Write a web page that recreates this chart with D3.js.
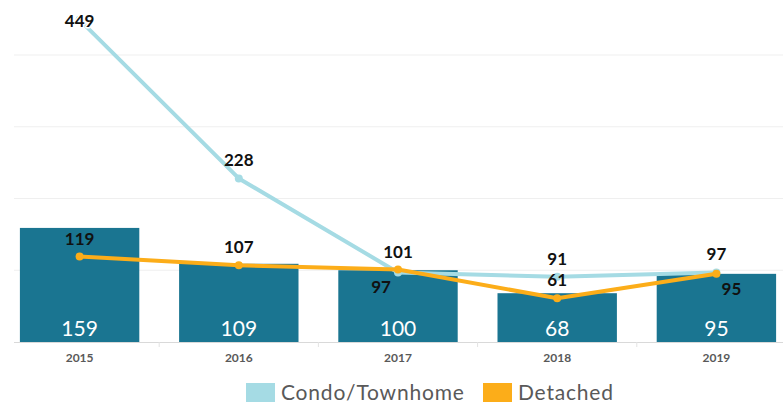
<!DOCTYPE html>
<html>
<head>
<meta charset="utf-8">
<script src="https://cdn.jsdelivr.net/npm/d3@7"></script>
<style>
  body { margin: 0; background: #fff; }
  svg { display: block; font-family: Lato, "Open Sans", sans-serif; }
</style>
</head>
<body>
<div class="chart"></div>
<script>
// 資料
const years = ['2015', '2016', '2017', '2018', '2019']
const totals = [159, 109, 100, 68, 95]
const condo = [449, 228, 97, 91, 97]
const detached = [119, 107, 101, 61, 95]
const condoLabelPos = ['above', 'above', 'below', 'above', 'above']
const detachedLabelPos = ['above', 'above', 'above', 'above', 'below']
const gridTicks = [100, 200, 300, 400]

const width = 783, height = 405
const baseY = 342

const svg = d3.select('.chart').append('svg')
    .attr('width', width)
    .attr('height', height)

const xScale = d3.scaleBand()
    .domain(years)
    .range([0, 796])
    .paddingInner(0.25)
    .paddingOuter(0.125)

const yScale = d3.scaleLinear()
    .domain([0, 400])
    .range([baseY, 55])

// 格線
svg.append('g')
    .selectAll('line')
    .data(gridTicks)
    .join('line')
    .attr('x1', 14).attr('x2', width)
    .attr('y1', d => yScale(d)).attr('y2', d => yScale(d))
    .attr('stroke', '#efefef')
    .attr('stroke-width', 1)

// 長條
svg.append('g')
    .selectAll('rect')
    .data(years)
    .join('rect')
    .attr('x', d => xScale(d))
    .attr('y', (d, i) => yScale(totals[i]))
    .attr('width', xScale.bandwidth())
    .attr('height', (d, i) => baseY - yScale(totals[i]))
    .attr('fill', '#1a7591')

svg.append('g')
    .selectAll('text')
    .data(years)
    .join('text')
    .attr('x', d => xScale(d) + xScale.bandwidth() / 2)
    .attr('y', baseY - 6)
    .attr('text-anchor', 'middle')
    .attr('fill', '#fff')
    .style('font-size', '21px')
    .text((d, i) => totals[i])

// X 軸
svg.append('line')
    .attr('x1', 14).attr('x2', width)
    .attr('y1', baseY + 0.5).attr('y2', baseY + 0.5)
    .attr('stroke', '#d9d9d9')

svg.append('g')
    .selectAll('line')
    .data(years.slice(1))
    .join('line')
    .attr('x1', d => xScale(d) - xScale.step() * 0.125)
    .attr('x2', d => xScale(d) - xScale.step() * 0.125)
    .attr('y1', baseY).attr('y2', baseY + 5)
    .attr('stroke', '#e3e3e3')

svg.append('g')
    .selectAll('text')
    .data(years)
    .join('text')
    .attr('x', d => xScale(d) + xScale.bandwidth() / 2)
    .attr('y', baseY + 20)
    .attr('text-anchor', 'middle')
    .attr('fill', '#595959')
    .style('font-size', '12px')
    .style('font-weight', 'bold')
    .text(d => d)

// 折線
const cx = d => xScale(d) + xScale.bandwidth() / 2
function drawSeries(values, color) {
    const line = d3.line()
        .x((d, i) => cx(years[i]))
        .y(d => yScale(d))
    svg.append('path')
        .datum(values)
        .attr('d', line)
        .attr('fill', 'none')
        .attr('stroke', color)
        .attr('stroke-width', 4)
        .attr('stroke-linejoin', 'round')
    svg.append('g')
        .selectAll('circle')
        .data(values)
        .join('circle')
        .attr('cx', (d, i) => cx(years[i]))
        .attr('cy', d => yScale(d))
        .attr('r', 4)
        .attr('fill', color)
}
function drawLabels(values, pos) {
    // 標籤太高時往下夾住，並加白色描邊蓋住線
    svg.append('g')
        .selectAll('text')
        .data(values)
        .join('text')
        .attr('x', (d, i) => cx(years[i]) + (pos[i] === 'below' ? (i === 4 ? 15 : -17) : 0))
        .attr('y', (d, i) => pos[i] === 'below' ? yScale(d) + 21 : Math.max(yScale(d) - 12, 27))
        .attr('text-anchor', 'middle')
        .attr('fill', '#111')
        .attr('stroke', d => yScale(d) - 12 < 27 ? '#fff' : 'none')
        .attr('stroke-width', 3)
        .attr('stroke-linejoin', 'round')
        .attr('paint-order', 'stroke')
        .style('font-size', '17px')
        .style('font-weight', 'bold')
        .text(d => d)
}
drawSeries(condo, '#a5dbe4')
drawSeries(detached, '#fcad19')
drawLabels(condo, condoLabelPos)
drawLabels(detached, detachedLabelPos)

// 圖例
const legend = [
    { name: 'Condo/Townhome', color: '#a5dbe4', x: 246 },
    { name: 'Detached', color: '#fcad19', x: 483 }
]
const lg = svg.append('g').selectAll('g').data(legend).join('g')
    .attr('transform', d => `translate(${d.x},383)`)
lg.append('rect')
    .attr('width', 29).attr('height', 19)
    .attr('fill', d => d.color)
lg.append('text')
    .attr('x', 35).attr('y', 17)
    .attr('fill', '#595959')
    .style('font-size', '21px')
    .style('letter-spacing', '0.8px')
    .text(d => d.name)
</script>
</body>
</html>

• • • •

--- What this task involves ---
Make an exact reproduction of the listing above, without any pictures.

--- In response ---
Write a web page that recreates this chart with D3.js.
<!DOCTYPE html>
<html>
<head>
<meta charset="utf-8">
<script src="https://cdn.jsdelivr.net/npm/d3@7"></script>
<style>
  body { margin: 0; background: #fff; }
  svg { display: block; font-family: Lato, "Open Sans", sans-serif; }
</style>
</head>
<body>
<div class="chart"></div>
<script>
// 資料
const years = ['2015', '2016', '2017', '2018', '2019']
const totals = [159, 109, 100, 68, 95]
const condo = [449, 228, 97, 91, 97]
const detached = [119, 107, 101, 61, 95]
const condoLabelPos = ['above', 'above', 'below', 'above', 'above']
const detachedLabelPos = ['above', 'above', 'above', 'above', 'below']
const gridTicks = [100, 200, 300, 400]

const width = 783, height = 405
const baseY = 342

const svg = d3.select('.chart').append('svg')
    .attr('width', width)
    .attr('height', height)

const xScale = d3.scaleBand()
    .domain(years)
    .range([0, 796])
    .paddingInner(0.25)
    .paddingOuter(0.125)

const yScale = d3.scaleLinear()
    .domain([0, 400])
    .range([baseY, 55])

// 格線
svg.append('g')
    .selectAll('line')
    .data(gridTicks)
    .join('line')
    .attr('x1', 14).attr('x2', width)
    .attr('y1', d => yScale(d)).attr('y2', d => yScale(d))
    .attr('stroke', '#efefef')
    .attr('stroke-width', 1)

// 長條
svg.append('g')
    .selectAll('rect')
    .data(years)
    .join('rect')
    .attr('x', d => xScale(d))
    .attr('y', (d, i) => yScale(totals[i]))
    .attr('width', xScale.bandwidth())
    .attr('height', (d, i) => baseY - yScale(totals[i]))
    .attr('fill', '#1a7591')

svg.append('g')
    .selectAll('text')
    .data(years)
    .join('text')
    .attr('x', d => xScale(d) + xScale.bandwidth() / 2)
    .attr('y', baseY - 6)
    .attr('text-anchor', 'middle')
    .attr('fill', '#fff')
    .style('font-size', '21px')
    .text((d, i) => totals[i])

// X 軸
svg.append('line')
    .attr('x1', 14).attr('x2', width)
    .attr('y1', baseY + 0.5).attr('y2', baseY + 0.5)
    .attr('stroke', '#d9d9d9')

svg.append('g')
    .selectAll('line')
    .data(years.slice(1))
    .join('line')
    .attr('x1', d => xScale(d) - xScale.step() * 0.125)
    .attr('x2', d => xScale(d) - xScale.step() * 0.125)
    .attr('y1', baseY).attr('y2', baseY + 5)
    .attr('stroke', '#e3e3e3')

svg.append('g')
    .selectAll('text')
    .data(years)
    .join('text')
    .attr('x', d => xScale(d) + xScale.bandwidth() / 2)
    .attr('y', baseY + 20)
    .attr('text-anchor', 'middle')
    .attr('fill', '#595959')
    .style('font-size', '12px')
    .style('font-weight', 'bold')
    .text(d => d)

// 折線
const cx = d => xScale(d) + xScale.bandwidth() / 2
function drawSeries(values, color) {
    const line = d3.line()
        .x((d, i) => cx(years[i]))
        .y(d => yScale(d))
    svg.append('path')
        .datum(values)
        .attr('d', line)
        .attr('fill', 'none')
        .attr('stroke', color)
        .attr('stroke-width', 4)
        .attr('stroke-linejoin', 'round')
    svg.append('g')
        .selectAll('circle')
        .data(values)
        .join('circle')
        .attr('cx', (d, i) => cx(years[i]))
        .attr('cy', d => yScale(d))
        .attr('r', 4)
        .attr('fill', color)
}
function drawLabels(values, pos) {
    // 標籤太高時往下夾住，並加白色描邊蓋住線
    svg.append('g')
        .selectAll('text')
        .data(values)
        .join('text')
        .attr('x', (d, i) => cx(years[i]) + (pos[i] === 'below' ? (i === 4 ? 15 : -17) : 0))
        .attr('y', (d, i) => pos[i] === 'below' ? yScale(d) + 21 : Math.max(yScale(d) - 12, 27))
        .attr('text-anchor', 'middle')
        .attr('fill', '#111')
        .attr('stroke', d => yScale(d) - 12 < 27 ? '#fff' : 'none')
        .attr('stroke-width', 3)
        .attr('stroke-linejoin', 'round')
        .attr('paint-order', 'stroke')
        .style('font-size', '17px')
        .style('font-weight', 'bold')
        .text(d => d)
}
drawSeries(condo, '#a5dbe4')
drawSeries(detached, '#fcad19')
drawLabels(condo, condoLabelPos)
drawLabels(detached, detachedLabelPos)

// 圖例
const legend = [
    { name: 'Condo/Townhome', color: '#a5dbe4', x: 246 },
    { name: 'Detached', color: '#fcad19', x: 483 }
]
const lg = svg.append('g').selectAll('g').data(legend).join('g')
    .attr('transform', d => `translate(${d.x},383)`)
lg.append('rect')
    .attr('width', 29).attr('height', 19)
    .attr('fill', d => d.color)
lg.append('text')
    .attr('x', 35).attr('y', 17)
    .attr('fill', '#595959')
    .style('font-size', '21px')
    .style('letter-spacing', '0.8px')
    .text(d => d.name)
</script>
</body>
</html>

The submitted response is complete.